Apart from Christmas, midsummer is the most important holiday in the Swedish calendar. And for some, the very most important. The successful midsummer never-ending lunch party formula involves flowers in your hair, dancing around a pole, singing songs while drinking unsweetened, flavoured schnapps and downing a whole load of pickled herring, served with new potatoes, chives and sour cream.
And from Wikipedia
Raising and dancing around a maypole (majstång or midsommarstång) is an activity that attracts families and many others. Greenery placed over houses and barns were supposed to bring good fortune and health to people and livestock; this old tradition of decorating with greens continues, even though most don’t take it seriously. To decorate with greens was called att maja (to may) and may be the origin of the word majstång, maja coming originally from the month May. Other researchers say the term came from German merchants who raised the maypole in June because the Swedish climate made it impossible to find the necessary greens and flowers in May, and continued to call it a maypole.

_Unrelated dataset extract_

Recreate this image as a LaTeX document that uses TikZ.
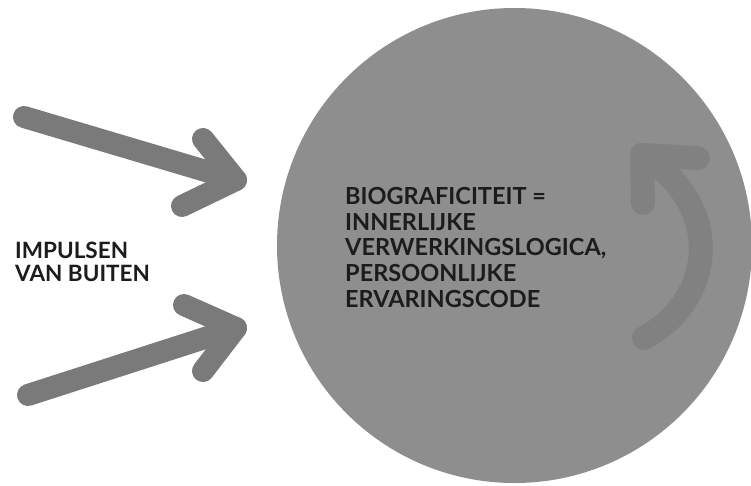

Today, however, it is most commonly called a “midsommarstång” (literally midsummer pole).
In earlier times, small spires wrapped in greens were erected; this probably predates the maypole tradition, which is believed by many to have come from the continent in the Middle Ages. Others argue that some form of Midsummer pole occurred in Sweden during the pre-Christian times, and was a phallic fertility symbol, meant to impregnate women.